Seperti biasanya , pada bulan besar kali ini tentunya yang namanya undangan pernikahan ataupun khitanan dari para kerabat, tetangga, teman seperti dengan sendirinya berdatangan.
Konsekuensinya kalau sudah begini, tentunya harus menyisihkan waktu untuk menghadiri undangan-undangan itu dan juga menyediakan anggaran khusus untuk "buwuh" kepada yang mengundang tsb. Di ngGersik istilah "buwuh" sering digunakan masyarakatnya sebagai arti lain dari istilah "kondangan".
Belum lagi bilamana yang punya hajatan adalah masih kerabat sendiri, maka buwuhane akan menjadi double.

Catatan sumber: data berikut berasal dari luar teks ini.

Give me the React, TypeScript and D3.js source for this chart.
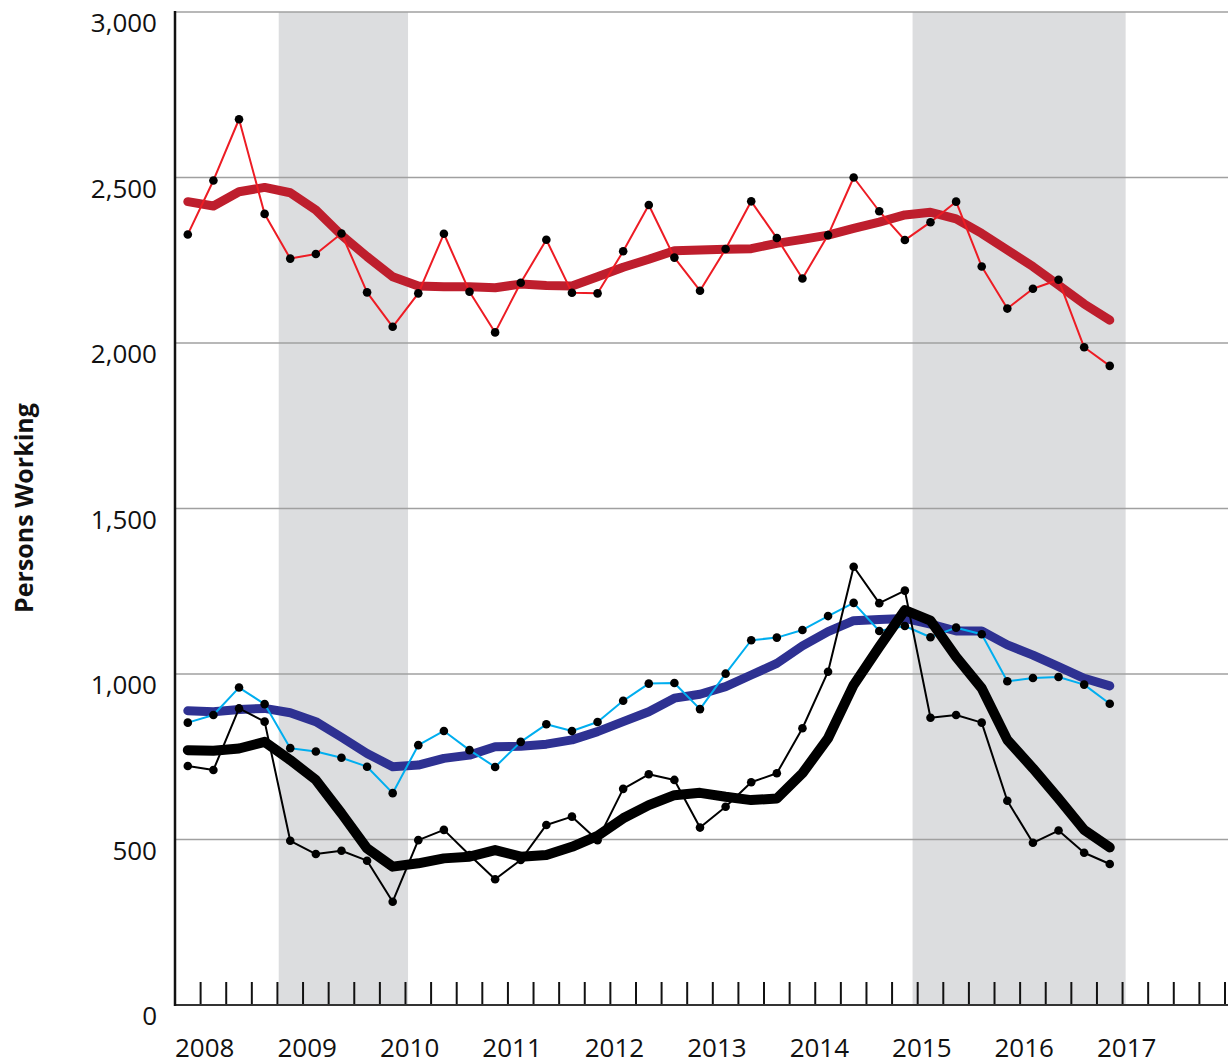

Untuk para kaum "wedok" akan "buwuh" sendiri, sementara kaum "lanang" juga "buwuh" sendiri. Hanya saja biasanya bedanya bilamana kaum wedok kebanyakan dalam bentuk bahan mentah/sembako (mis; beras, minyak goreng, gula pasir, dll) sedangkan kaum "lanang" lebih praktis lagi yakni dalam bentuk "mentahan" atau uang dalam amplop.
Di ngGersik tradisi "buwuh" ini baik itu di desa maupun kota ternyata memiliki nilai atau jaminan sosial tertentu bagi masyarakatnya dan juga merupakan wujud solidaritas sebagai anggota masyarakat terhadap kerabat, tetangga, teman atau anggota masyarakat lainnya yang sedang punya hajatan, dengan kata lain tradisi"buwuh" itu sendiri adalah untuk membantu meringankan beban yang punya hajatan.